Company: Peak Business Solutions
Barrett, to date I have not heard whether any "Buffet Rule" legislation includes such a change in the Capital gains rate. If you have, I would be interested if you could send me a link.
After reading the comments and considering a few options, it occurred to me that maybe the better question and discussion should not be whether people pay a fair rate but rather whether preferential treatment of capital should be continued. As this is the biggest driver of the difference in rates.

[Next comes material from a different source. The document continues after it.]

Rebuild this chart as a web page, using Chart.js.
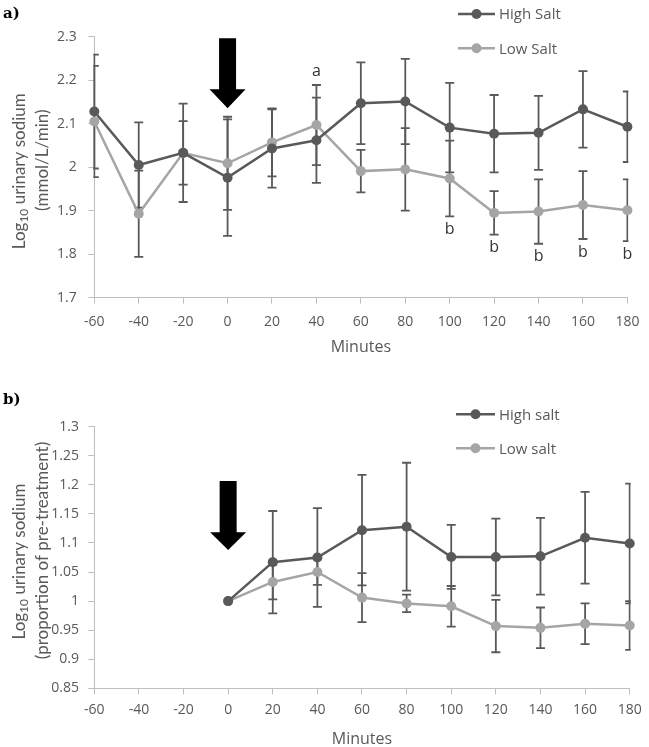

Something I have argued for the past 10 years and instinctively believe to be true, though have not had the time or resources to determine if the empirical evidence would support this view, is this: In our drive to become efficient and competitive in a global economy, have we reach a point were we have replaced so much labor in the production of goods and services that structural unemployment will continue to accelerate until our system collapses under its own weight. To me this is at the heart of why the wage disparity in this country is so much greater that in other countries. We value capital disproportional to labor and we simple do not need as much labor inputs to generate similar outputs.
Consequently, using the tax code to redistribute wealth (by disproportionately taxing labor) will not solve this problem but rather a rethinking of what the proper balance is between capital inputs and labor inputs in a capitalistic economy should be in order to maintain a long-term healthy and vibrate economy. And then devising a tax policy to effectively support this balance rather than disrupt the balance as has been the case over the past 40 years.